Monday, August 10, 2009

The Chapel is Some Trees

And that's how it should be. I managed to get a hold of some photos from my wedding, and I present them now to you, completely out of order and with very little context:

I got Married!

It was a double ceremony. I married Jessica, and Carrie married Jessica. Stephen presided. Liv was our Ringbearer, Liesl the Flower Child. It was beautiful, as you can see.

I miss my dear wife, who lives very far away in Florida, and is going to the far away Pacific Northwest (for the best job ever) come October. But I am glad we shared the time we did, in that park in Pennsylvania, declaring our love to the world. One day we shall be reunited.

Wednesday, August 05, 2009

On Happiness

It's rare that I read or hear something and think immediately "I disagree completely with your entire premise." This column, however, did that to me, and reminded me of this talk at Hampshire a few months ago, when some guy was saying that we should all be secular humanists because it is impossible to understand God and no religion has given us a good way to get close to him.

"We do each have a handful of those moments, the ones we only take out to treasure rarely, like jewels, when we looked up from our lives and realized: “I’m happy.” One of the last times this happened to me, inexplicably, I was driving on Maryland’s unsublime Route 40 with the window down, looking at a peeling Burger King billboard while Van Halen played on the radio. But this kind of intense and present happiness is heartbreakingly ephemeral; as soon as you notice it you dispel it, like blocking yourself from remembering a word by trying too hard to retrieve it. And our attempts to contrive this feeling through any kind of replicable method — with drinking or drugs or sexual seduction, buying new stuff, listening to the same old songs that reliably give us shivers — never quite recapture the spontaneous, profligate joy of the real thing. In other words be advised that Burger King billboards and Van Halen are not a sure-fire combination, any more than are scotch and cigars."
The talk at Hampshire (it was Dr. Philip Kitcher and you can watch it here if you really want) had an almost identical point somewhere in there- Kitcher made some literary reference about how some kid found God and felt all at one with the universe but then a few days later the feeling passed and his life sucked again. Kitcher used this to prove that these moments happen to us randomly and there's nothing we can do to make them more likely so we might as well give up and feel happy when they show up.

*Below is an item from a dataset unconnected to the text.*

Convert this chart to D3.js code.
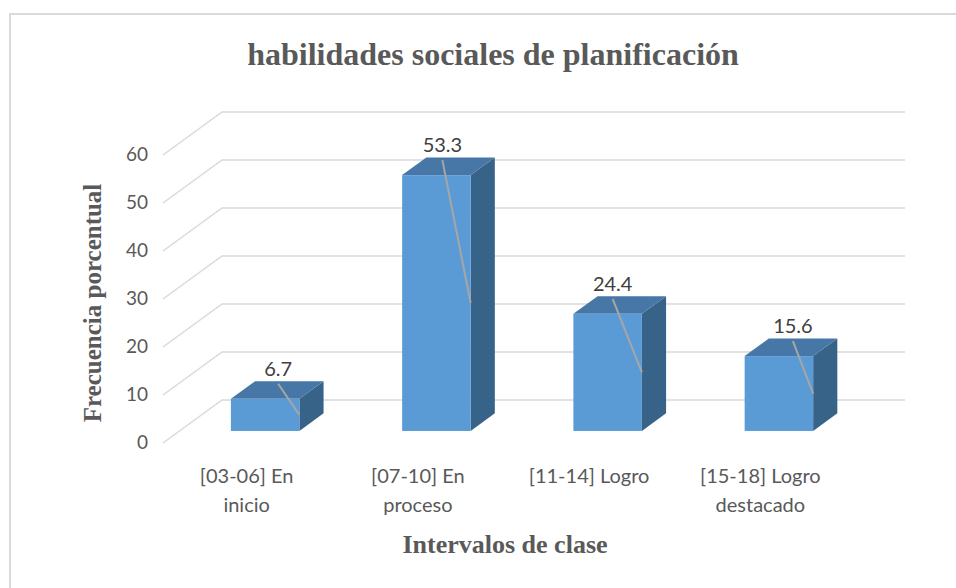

I disagree. I can't possibly agree because everything I've ever experienced tells me otherwise. I've felt deep incredible joy, and union with the very fabric of our being, and however else we wnat to try to describe that indescribable point- we all know it, and there are no words. Furthermore, those moments aren't random. I can make myself more open to them. I can attract them. There is a divine force that I am fully capable of tapping into, and while I don't get to that place every single day because sometimes life is really hard or I'm tired or I just get distracted, I'm getting a little better at getting there every time I try.

And it's not just prayer and meditation and the things conventional religion tells you to like. I've felt really and truly joyful and happy dancing, whether at a wedding or late at night in the Barn or in the middle of my room- that moment when my body and the music get exactly in synch and nothing else matters any more and I'm satisfied. Or that moment when I'm sitting around with my friends and we're laughing, just laughing. Or riding my bike and there aren't any cars on the road and I'm just watching the white line in front of me, going so fast and so easy.

The way Kreider writes about noticing happiness sounds exactly like meditation to me. You have to reach this point where there's no thought, and then when you notice the lack of thought, you're thinking again, and you have to start over. But you can get better at it. Monks have come up with all sorts of ways to help you, and I can't help but wonder if all these guys who say we can't get any closer than random blessed moments have just never met a monk. I've never met a currently practicing monk, either, but I read about them a lot, and I've met their students, and I'm pretty sure people are completely capable of learning to recognize our own fullness and our own happiness and the way we are all part of the divine.

It makes me sad when people don't know that.